The second chapter begins fifteen years later. Jenn has split from Bobby, and is now working as a librarian at Toronto City Hall. After all this time, her thoughts drift back to the innocent evening spent with Mike. It wasn't that she wasn't attracted, but that she was married.

Mike got married himself – to a Rosedale ice queen – but is recently divorced. Now mayor of Toronto, Jenn sees him from time to time walking through the lobby, but he never sees her. Then, one day, they happen to stand next to each other while watching skaters on Nathan Phillips Square.  

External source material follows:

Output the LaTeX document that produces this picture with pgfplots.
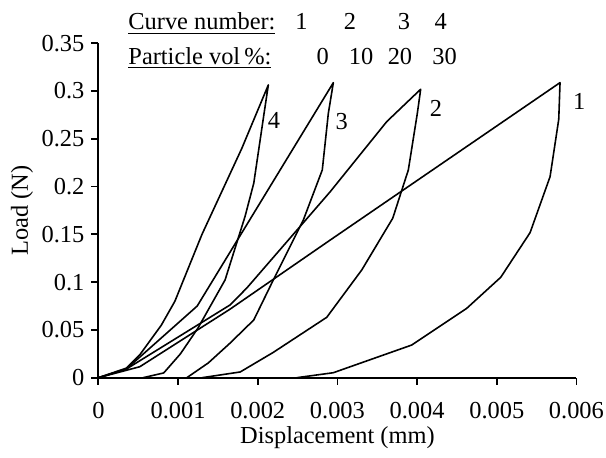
\documentclass[border=0pt]{standalone}
\usepackage{fontspec}
\setmainfont{Liberation Serif}
\usepackage{pgfplots}
\pgfplotsset{compat=1.18}
\newcommand{\lf}{\fontsize{12.2bp}{14.6bp}\selectfont}

\begin{document}
\begin{tikzpicture}
\begin{axis}[
  scale only axis,
  width=239bp, height=167.2bp,
  xmin=0, xmax=0.006, ymin=0, ymax=0.35,
  axis x line*=bottom, axis y line*=left,
  axis line style={line width=0.9pt, -},
  tick align=outside, tick style={line width=0.9pt, black},
  major tick length=3.5bp,
  scaled x ticks=false, scaled y ticks=false,
  xtick={0,0.001,0.002,0.003,0.004,0.005,0.006},
  xticklabels={0,0.001,0.002,0.003,0.004,0.005,0.006},
  ytick={0,0.05,0.1,0.15,0.2,0.25,0.3,0.35},
  yticklabels={0,0.05,0.1,0.15,0.2,0.25,0.3,0.35},
  tick label style={font=\lf},
  xticklabel style={yshift=-7.5bp, inner sep=1pt},
  xlabel={Displacement (mm)}, ylabel={Load (N)},
  every axis x label/.style={at={(axis description cs:0.5,-0.1803)}, anchor=center, font=\lf, inner sep=1pt},
  every axis y label/.style={at={(axis description cs:-0.1598,0.5)}, anchor=center, rotate=90, font=\lf},
  clip=false,
]
\draw[draw=none] (axis cs:-0.001235,-0.0830) rectangle (axis cs:0.006371,0.3953);

% curve 1: 0 vol%
\addplot[black, line width=0.8pt, line join=round] coordinates {(0,0) (0.00052,0.0115) (0.00165,0.0716) (0.00291,0.1441) (0.005794,0.3088)
  (0.005778,0.2705) (0.005669,0.2104) (0.005418,0.1518) (0.00505,0.1051) (0.004623,0.0726)
  (0.003933,0.0342) (0.002948,0.0052) (0.002489,0)};
% curve 2: 10 vol%
\addplot[black, line width=0.8pt, line join=round] coordinates {(0,0) (0.00035,0.009) (0.00165,0.076) (0.00186,0.0936) (0.00291,0.1947)
  (0.003619,0.268) (0.004045,0.3019)
  (0.004003,0.2767) (0.00389,0.2174) (0.003694,0.1668) (0.003305,0.1127) (0.002866,0.0632)
  (0.002195,0.0265) (0.00178,0.006) (0.0013,0)};
% curve 3: 20 vol%
\addplot[black, line width=0.8pt, line join=round] coordinates {(0,0) (0.00035,0.009) (0.00124,0.075) (0.002949,0.3088)
  (0.002886,0.2767) (0.00281,0.2174) (0.002572,0.165) (0.002175,0.0988) (0.00195,0.0604)
  (0.00165,0.036) (0.00138,0.0155) (0.00111,0)};
% curve 4: 30 vol%
\addplot[black, line width=0.8pt, line join=round] coordinates {(0,0) (0.00035,0.01) (0.00052,0.024) (0.00079,0.055) (0.00096,0.08)
  (0.0013,0.15) (0.0018,0.24) (0.002133,0.3064)
  (0.00208,0.277) (0.00195,0.2035) (0.00184,0.1686) (0.00159,0.1023) (0.00125,0.052)
  (0.00103,0.025) (0.00082,0.005) (0.00056,0)};

\node[font=\lf] at (axis cs:0.006036,0.2889) {1};
\node[font=\lf] at (axis cs:0.004237,0.2820) {2};
\node[font=\lf] at (axis cs:0.003054,0.2680) {3};
\node[font=\lf] at (axis cs:0.002204,0.2696) {4};

\node[font=\lf, anchor=base west, inner sep=0pt] at (axis cs:0.000372,0.3639) {\underline{Curve number:}};
\node[font=\lf, anchor=base west, inner sep=0pt] at (axis cs:0.000372,0.3283) {\underline{Particle vol\,\%:}};
\node[font=\lf, anchor=base, inner sep=0pt] at (axis cs:0.002549,0.3639) {1};
\node[font=\lf, anchor=base, inner sep=0pt] at (axis cs:0.003158,0.3639) {2};
\node[font=\lf, anchor=base, inner sep=0pt] at (axis cs:0.003836,0.3639) {3};
\node[font=\lf, anchor=base, inner sep=0pt] at (axis cs:0.004297,0.3639) {4};
\node[font=\lf, anchor=base, inner sep=0pt] at (axis cs:0.002817,0.3283) {0};
\node[font=\lf, anchor=base, inner sep=0pt] at (axis cs:0.003296,0.3283) {10};
\node[font=\lf, anchor=base, inner sep=0pt] at (axis cs:0.003785,0.3283) {20};
\node[font=\lf, anchor=base, inner sep=0pt] at (axis cs:0.004344,0.3283) {30};
\end{axis}
\end{tikzpicture}
\end{document}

Firebrand being my first Harlequin Superromance, I had no idea what to expect. Still, these things surprised:
  • Elizabeth II as a character.
  • Ribaldry.
  • A debate over whether the Toronto Police Service should be armed with Uzis.
  • A rally against arts cut-backs (with allusion to the cancellation of The Friendly Giant).
  • A sex scene that takes place in the mayor's office.
Yes, a sex scene in the mayor's office. What's more, it takes place before expansive windows overlooking the city:
Suddenly the room behind her was plunged into darkness, and the square outside seemed to spring into full vibrant light. The fountain in the middle gleamed beneath its lighted arches. Queen Street and Bay Street glowed from Saturday night traffic. The clock tower of Old City Hall shone the hour with benign dignity, while all around, office buildings, banks, insurance companies and hotels cast glitter from myriad windows into the night. And above it all shone the full moon, golden, warm, familiar, seductive.
Firebrand is as much a novel about the love between Jenn and Mike as it is the author's love for her hometown. This is no brilliant observation on my part.


The couple stroll through Chinatown, drive along the Danforth, and sneak out of a ball at the King Edward Hotel. There are times it's all a bit forced, though I'm ready to blame an editor's heavy hand for sentences such as this: "She was in The Room, the most exclusive boutique in Simpsons, a huge department store on Yonge Street not far from City Hall."


"I love you, you big heap of brick and concrete," Jenn cries out one morning as she gazes upon the city. The greatest threat to the budding romance between mayor and librarian is found in their disagreement over the future of the Leslie Street Spit. That obstacle evaporates unresolved; others, promised by cover copy, prove no more intrusive than Timothy Eaton's left toe, and things move along toward the usual conclusion. Like City Hall itself, Firebrand alternates between the conventional and the unconventional. Or maybe not. It's my first Superromance.

Note to cleaning staff:
Before her, all six-foot-four of him glowing in the soft window light, stood Mike, fully and gloriously a man. Hungry for her with a hunger that was obvious in every part of his huge body. She dropped her eyes, suddenly shy.
     That gesture of shyness pushed him right over the edge of longing. He wanted her so much. He took a single step closer.
     And she fairly ran into his arms. Sweet, wise, willing Jenn. She had his heart, his soul, his body and his love.
     Tenderly he lowered her onto the deep, soft rug.
Dedication:


Trivia: The man who slapped John Sewell was Alderman Horace Brown, author of The Corpse was a BlondeThe Penthouse Killings, Murder in the Rough and Whispering City.


Object: A 306-page mass market paperback with and additional four pages of advertising. Today's bibliophiles will regret having missed out on this exciting offer:


My copy was given to me by Amy Lavender Harris, author of the acclaimed Imagining Toronto. I have Amy to thank for bringing this novel to my attention.

Access: Published in April 1986 – and never again – it's held only by Library and Archives Canada. There are plenty of used copies available online, ranging in price from 1¢ to US$44.60. Pay no more than one dollar.

The only translation of which I'm aware is Um homem inatingível [An Unattainable Man], published in 1986 by Brazil's Editora Nova Cultural.